Look at that scary woman with all that power! 

The actual process of research looks different for every person. For me, I find a topic I like and then find textual, photographic, and physical documentation to tie it all together. Sometimes I find more of one or another, though if I can't find a bit of everything, I generally look for something else to research. Nearly all of my sources can be found on the internet-surprise! Digitized books!
Wait, this isn't my Kindle!

Academic research looks a little different. Whilst preparing for my thesis, I had to meet with my advisor to discuss the right topic. I wrote one, two, three, four, five...drafts of every section. I used 30 different sources. I had at least 3 editors look through the document. And yet I knew mistakes would be made-as as writer I've come to terms with the fact that nothing will ever be perfect! We need to keep that in mind when researching too; you will sometimes hit a brick wall, with seemingly no way around the block. Really knowing about a topic means pushing past this point. This process can take years, as one develops that "eye" for all that is 19th century.
The Authentic Civilian's Manifesto

#2 Who Can Help?
This can be the easiest part of the process. I will admit that I know *nothing* about 19th century quilts. That topic has never interested me, though I respect people who have that knowledge. Someday if the mood strikes me, I will try to find someone who really knows about them. I will ask them, and it will become a part of my brain library. 
I swear I know nothing about dishes
Photo by Ken Giorlando

Certain people within the reenacting community are better known for their particular areas of interest. Within my own unit, I could ask my friend Liz for her opinion on glass beads, while in the next moment turning to Sue to ask about nurses uniforms. I respect the time they took to look up that stuff that I didn't have time for!
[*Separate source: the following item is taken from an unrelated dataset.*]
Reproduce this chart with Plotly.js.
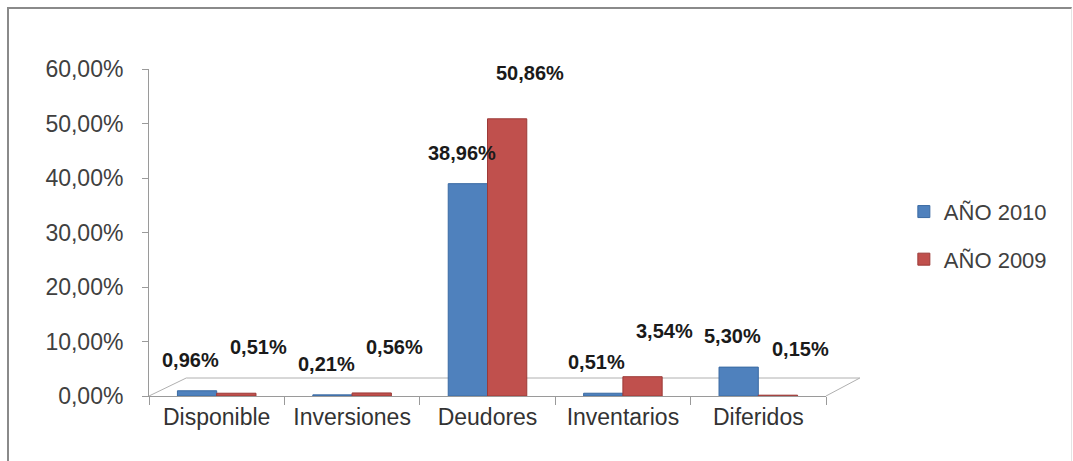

#3 Challenging the Status Quo
Going against a long-held belief within the reenacting community is difficult. When someone spends 10 years doing something one way, even suggesting a different possibility can garner a strong reaction. From what I understand, the best-known reenactors have successfully challenged an opinion with strong documentation (this is when the research comes in). Speaking up when someone doesn't agree with you can be terrifying, especially if that other person has more experience. This is a moment when someone's name can overpower another person's research, even if it is incorrect.
I make funny faces when speaking up about things
Photo by Ken Giorlando

Yet I find this step absolutely necessary to improvement. If we all get *too* comfortable in our current research, what happens when a contradiction comes along? Do we toss it aside because it makes us look bad? Or take it as a lesson and keep going? One of my favorite debates that I've seen online is the day cap discussion. Ladies go back and forth about the who/what/when/where/how/why of the day cap, using evidence as a guide. A few even show large emotional attachment to their particular beliefs. Is that wrong? No. Is it wrong to be rude to someone with a different opinion based on evidence? Probably. 
The Authentic Civilian's Manifesto

So now you're an authority...
I've met a few of these ladies and gentlemen throughout the years. Many of them share certain characteristics, besides those previously mentioned. These reenactors become well-known for their research, and I've found that *most* will fall into the following pattern:

# 1 Share Knowledge
Elizabeth Stewart Clark, Anna Warden Baursmith, Juanita Leisch, and Donna. J Abraham***. What do these ladies have in common? They are all published! So many reenactors share their research with others, which is how we know they are an authority in the first place! My first encounter with all of these ladies was opening the cover of each of their books.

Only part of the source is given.